TASK GOAL> Would you repeat the listing exactly but omit every picture?
⁂
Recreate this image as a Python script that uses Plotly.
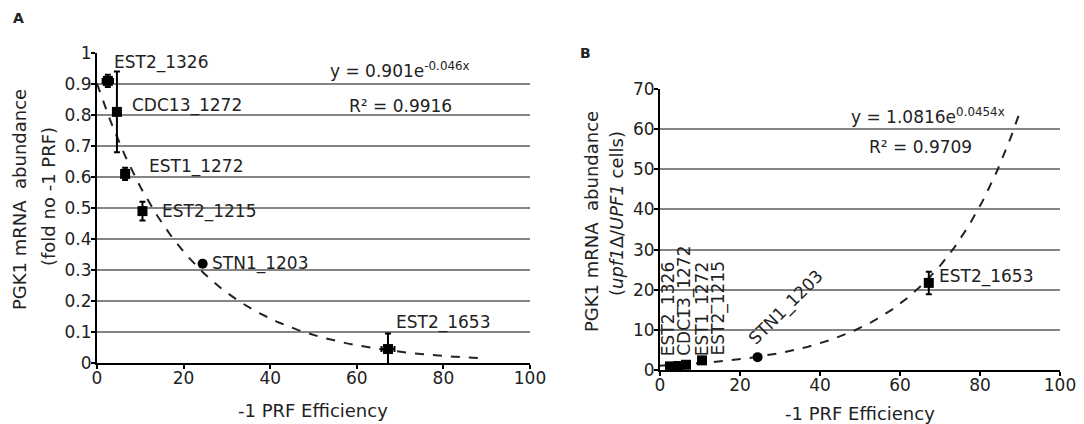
import plotly.graph_objects as go

FONT = "DejaVu Sans, Arial, sans-serif"

# ---------- data ----------
names = ["EST2_1326", "CDC13_1272", "EST1_1272", "EST2_1215", "STN1_1203", "EST2_1653"]
prf_eff = [2.5, 4.6, 6.5, 10.5, 24.4, 67.2]
prf_err = [1.2, 0.3, 0.8, 0.5, 0.5, 1.5]

# Panel A: fold no -1 PRF
a_vals = [0.91, 0.81, 0.61, 0.49, 0.32, 0.045]
a_err = [0.02, 0.13, 0.02, 0.03, 0.01, 0.05]
a_coef, a_rate = 0.901, -0.046

# Panel B: upf1Δ/UPF1
b_vals = [0.9, 1.0, 1.3, 2.4, 3.2, 21.7]
b_err = [0.2, 0.2, 0.2, 0.3, 0.3, 2.8]
b_coef, b_rate = 1.0816, 0.0454

fit_x = [i * 0.5 for i in range(0, 181)]
a_fit = [a_coef * 2.718281828 ** (a_rate * x) for x in fit_x]
b_fit = [b_coef * 2.718281828 ** (b_rate * x) for x in fit_x]

x_ticks = [0, 20, 40, 60, 80, 100]

# page has an 8px body margin: figure is placed at (8, 8)
OFF = 8
W, H = 1084 - OFF, 424 - OFF


def px(x):
    return (x - OFF) / W


def py(y):
    return 1 - (y - OFF) / H


fig = go.Figure()

symbols = ["square", "square", "square", "square", "circle", "square"]

fig.add_trace(go.Scatter(x=fit_x, y=a_fit, mode="lines",
                         line=dict(color="#222", width=2, dash="dash"),
                         xaxis="x", yaxis="y", showlegend=False, hoverinfo="skip"))
fig.add_trace(go.Scatter(x=prf_eff, y=a_vals, mode="markers",
                         marker=dict(color="black", size=10, symbol=symbols),
                         error_y=dict(type="data", array=a_err, color="black", thickness=2, width=3),
                         error_x=dict(type="data", array=prf_err, color="black", thickness=2, width=3),
                         xaxis="x", yaxis="y", showlegend=False))

fig.add_trace(go.Scatter(x=fit_x, y=b_fit, mode="lines",
                         line=dict(color="#222", width=2, dash="dash"),
                         xaxis="x2", yaxis="y2", showlegend=False, hoverinfo="skip"))
fig.add_trace(go.Scatter(x=prf_eff, y=b_vals, mode="markers",
                         marker=dict(color="black", size=10, symbol=symbols),
                         error_y=dict(type="data", array=b_err, color="black", thickness=2, width=3),
                         xaxis="x2", yaxis="y2", showlegend=False))

ax_common = dict(showline=True, linecolor="black", linewidth=2, ticks="outside",
                 ticklen=4, tickcolor="black", tickwidth=1.5, zeroline=False,
                 automargin=False,
                 tickfont=dict(family=FONT, size=17, color="#222"))

fig.update_layout(
    template="none",
    width=W, height=H, margin=dict(l=0, r=0, t=0, b=0, pad=0, autoexpand=False),
    paper_bgcolor="white", plot_bgcolor="white",
    font=dict(family=FONT, color="#222"),
    xaxis=dict(domain=[px(97), px(530)], range=[0, 100], tickvals=x_ticks,
               showgrid=False, anchor="y", ticklabelstandoff=-5, **ax_common),
    yaxis=dict(domain=[py(363), py(53)], range=[0, 1], dtick=0.1,
               showgrid=True, gridcolor="#858585", gridwidth=2, anchor="x",
               ticklabelstandoff=-4, **ax_common),
    xaxis2=dict(domain=[px(660), px(1060)], range=[0, 100], tickvals=x_ticks,
                showgrid=False, anchor="y2", ticklabelstandoff=-5, **ax_common),
    yaxis2=dict(domain=[py(370), py(89)], range=[0, 70], dtick=10,
                showgrid=True, gridcolor="#858585", gridwidth=2, anchor="x2",
                ticklabelstandoff=-4, **ax_common),
)

ann = []
lab_font = dict(family=FONT, size=17, color="#222")
# Panel A point labels
a_lab_x = [3.5, 7.6, 11.5, 14.5, 26.1, 68.6]
a_lab_y = [0.97, 0.83, 0.635, 0.49, 0.32, 0.13]
for n, lx, ly in zip(names, a_lab_x, a_lab_y):
    ann.append(dict(x=lx, y=ly, xref="x", yref="y", text=n, showarrow=False,
                    xanchor="left", yanchor="middle", font=lab_font))
eq_font = dict(family=FONT, size=17, color="#222")
ann.append(dict(x=70, y=0.945, xref="x", yref="y", text="y = 0.901e<sup>-0.046x</sup>",
                showarrow=False, xanchor="center", yanchor="middle", font=eq_font))
ann.append(dict(x=70, y=0.83, xref="x", yref="y", text="R² = 0.9916",
                showarrow=False, xanchor="center", yanchor="middle", font=eq_font))

# Panel B point labels
b_vert_x = [2.2, 6.2, 10.7, 14.5]
for n, lx in zip(names[:4], b_vert_x):
    ann.append(dict(x=lx, y=3.0, xref="x2", yref="y2", text=n, showarrow=False,
                    textangle=-90, xanchor="center", yanchor="bottom", font=lab_font))
ann.append(dict(x=31.5, y=15.5, xref="x2", yref="y2", text=names[4], showarrow=False,
                textangle=-45, xanchor="center", yanchor="middle", font=lab_font))
ann.append(dict(x=69.2, y=23.4, xref="x2", yref="y2", text=names[5], showarrow=False,
                xanchor="left", yanchor="middle", font=lab_font))
ann.append(dict(x=67, y=63.3, xref="x2", yref="y2", text="y = 1.0816e<sup>0.0454x</sup>",
                showarrow=False, xanchor="center", yanchor="middle", font=eq_font))
ann.append(dict(x=65, y=55.5, xref="x2", yref="y2", text="R² = 0.9709",
                showarrow=False, xanchor="center", yanchor="middle", font=eq_font))

title_font = dict(family=FONT, size=18, color="#222")


def pann(x, y, text, angle=0, font=title_font):
    return dict(x=px(x), y=py(y), xref="paper", yref="paper", text=text,
                textangle=angle, showarrow=False, xanchor="center", yanchor="middle",
                font=font)


ann += [
    pann(19, 200, "PGK1 mRNA  abundance", -90),
    pann(48, 197, "(fold no -1 PRF)", -90),
    pann(313, 410, "-1 PRF Efficiency"),
    pann(592, 222, "PGK1 mRNA  abundance", -90),
    pann(616, 214, "(<i>upf1</i>Δ/<i>UPF1</i> cells)", -90),
    pann(860, 413, "-1 PRF Efficiency"),
    pann(18, 18, "<b>A</b>", 0, dict(family=FONT, size=14, color="#222")),
    pann(585, 53, "<b>B</b>", 0, dict(family=FONT, size=14, color="#222")),
]
fig.update_layout(annotations=ann)

fig.write_html("out.html")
⁂
ANSWER TO THE TASK>
Recreate this image as a Python script that uses Plotly.
import plotly.graph_objects as go

FONT = "DejaVu Sans, Arial, sans-serif"

# ---------- data ----------
names = ["EST2_1326", "CDC13_1272", "EST1_1272", "EST2_1215", "STN1_1203", "EST2_1653"]
prf_eff = [2.5, 4.6, 6.5, 10.5, 24.4, 67.2]
prf_err = [1.2, 0.3, 0.8, 0.5, 0.5, 1.5]

# Panel A: fold no -1 PRF
a_vals = [0.91, 0.81, 0.61, 0.49, 0.32, 0.045]
a_err = [0.02, 0.13, 0.02, 0.03, 0.01, 0.05]
a_coef, a_rate = 0.901, -0.046

# Panel B: upf1Δ/UPF1
b_vals = [0.9, 1.0, 1.3, 2.4, 3.2, 21.7]
b_err = [0.2, 0.2, 0.2, 0.3, 0.3, 2.8]
b_coef, b_rate = 1.0816, 0.0454

fit_x = [i * 0.5 for i in range(0, 181)]
a_fit = [a_coef * 2.718281828 ** (a_rate * x) for x in fit_x]
b_fit = [b_coef * 2.718281828 ** (b_rate * x) for x in fit_x]

x_ticks = [0, 20, 40, 60, 80, 100]

# page has an 8px body margin: figure is placed at (8, 8)
OFF = 8
W, H = 1084 - OFF, 424 - OFF


def px(x):
    return (x - OFF) / W


def py(y):
    return 1 - (y - OFF) / H


fig = go.Figure()

symbols = ["square", "square", "square", "square", "circle", "square"]

fig.add_trace(go.Scatter(x=fit_x, y=a_fit, mode="lines",
                         line=dict(color="#222", width=2, dash="dash"),
                         xaxis="x", yaxis="y", showlegend=False, hoverinfo="skip"))
fig.add_trace(go.Scatter(x=prf_eff, y=a_vals, mode="markers",
                         marker=dict(color="black", size=10, symbol=symbols),
                         error_y=dict(type="data", array=a_err, color="black", thickness=2, width=3),
                         error_x=dict(type="data", array=prf_err, color="black", thickness=2, width=3),
                         xaxis="x", yaxis="y", showlegend=False))

fig.add_trace(go.Scatter(x=fit_x, y=b_fit, mode="lines",
                         line=dict(color="#222", width=2, dash="dash"),
                         xaxis="x2", yaxis="y2", showlegend=False, hoverinfo="skip"))
fig.add_trace(go.Scatter(x=prf_eff, y=b_vals, mode="markers",
                         marker=dict(color="black", size=10, symbol=symbols),
                         error_y=dict(type="data", array=b_err, color="black", thickness=2, width=3),
                         xaxis="x2", yaxis="y2", showlegend=False))

ax_common = dict(showline=True, linecolor="black", linewidth=2, ticks="outside",
                 ticklen=4, tickcolor="black", tickwidth=1.5, zeroline=False,
                 automargin=False,
                 tickfont=dict(family=FONT, size=17, color="#222"))

fig.update_layout(
    template="none",
    width=W, height=H, margin=dict(l=0, r=0, t=0, b=0, pad=0, autoexpand=False),
    paper_bgcolor="white", plot_bgcolor="white",
    font=dict(family=FONT, color="#222"),
    xaxis=dict(domain=[px(97), px(530)], range=[0, 100], tickvals=x_ticks,
               showgrid=False, anchor="y", ticklabelstandoff=-5, **ax_common),
    yaxis=dict(domain=[py(363), py(53)], range=[0, 1], dtick=0.1,
               showgrid=True, gridcolor="#858585", gridwidth=2, anchor="x",
               ticklabelstandoff=-4, **ax_common),
    xaxis2=dict(domain=[px(660), px(1060)], range=[0, 100], tickvals=x_ticks,
                showgrid=False, anchor="y2", ticklabelstandoff=-5, **ax_common),
    yaxis2=dict(domain=[py(370), py(89)], range=[0, 70], dtick=10,
                showgrid=True, gridcolor="#858585", gridwidth=2, anchor="x2",
                ticklabelstandoff=-4, **ax_common),
)

ann = []
lab_font = dict(family=FONT, size=17, color="#222")
# Panel A point labels
a_lab_x = [3.5, 7.6, 11.5, 14.5, 26.1, 68.6]
a_lab_y = [0.97, 0.83, 0.635, 0.49, 0.32, 0.13]
for n, lx, ly in zip(names, a_lab_x, a_lab_y):
    ann.append(dict(x=lx, y=ly, xref="x", yref="y", text=n, showarrow=False,
                    xanchor="left", yanchor="middle", font=lab_font))
eq_font = dict(family=FONT, size=17, color="#222")
ann.append(dict(x=70, y=0.945, xref="x", yref="y", text="y = 0.901e<sup>-0.046x</sup>",
                showarrow=False, xanchor="center", yanchor="middle", font=eq_font))
ann.append(dict(x=70, y=0.83, xref="x", yref="y", text="R² = 0.9916",
                showarrow=False, xanchor="center", yanchor="middle", font=eq_font))

# Panel B point labels
b_vert_x = [2.2, 6.2, 10.7, 14.5]
for n, lx in zip(names[:4], b_vert_x):
    ann.append(dict(x=lx, y=3.0, xref="x2", yref="y2", text=n, showarrow=False,
                    textangle=-90, xanchor="center", yanchor="bottom", font=lab_font))
ann.append(dict(x=31.5, y=15.5, xref="x2", yref="y2", text=names[4], showarrow=False,
                textangle=-45, xanchor="center", yanchor="middle", font=lab_font))
ann.append(dict(x=69.2, y=23.4, xref="x2", yref="y2", text=names[5], showarrow=False,
                xanchor="left", yanchor="middle", font=lab_font))
ann.append(dict(x=67, y=63.3, xref="x2", yref="y2", text="y = 1.0816e<sup>0.0454x</sup>",
                showarrow=False, xanchor="center", yanchor="middle", font=eq_font))
ann.append(dict(x=65, y=55.5, xref="x2", yref="y2", text="R² = 0.9709",
                showarrow=False, xanchor="center", yanchor="middle", font=eq_font))

title_font = dict(family=FONT, size=18, color="#222")


def pann(x, y, text, angle=0, font=title_font):
    return dict(x=px(x), y=py(y), xref="paper", yref="paper", text=text,
                textangle=angle, showarrow=False, xanchor="center", yanchor="middle",
                font=font)


ann += [
    pann(19, 200, "PGK1 mRNA  abundance", -90),
    pann(48, 197, "(fold no -1 PRF)", -90),
    pann(313, 410, "-1 PRF Efficiency"),
    pann(592, 222, "PGK1 mRNA  abundance", -90),
    pann(616, 214, "(<i>upf1</i>Δ/<i>UPF1</i> cells)", -90),
    pann(860, 413, "-1 PRF Efficiency"),
    pann(18, 18, "<b>A</b>", 0, dict(family=FONT, size=14, color="#222")),
    pann(585, 53, "<b>B</b>", 0, dict(family=FONT, size=14, color="#222")),
]
fig.update_layout(annotations=ann)

fig.write_html("out.html")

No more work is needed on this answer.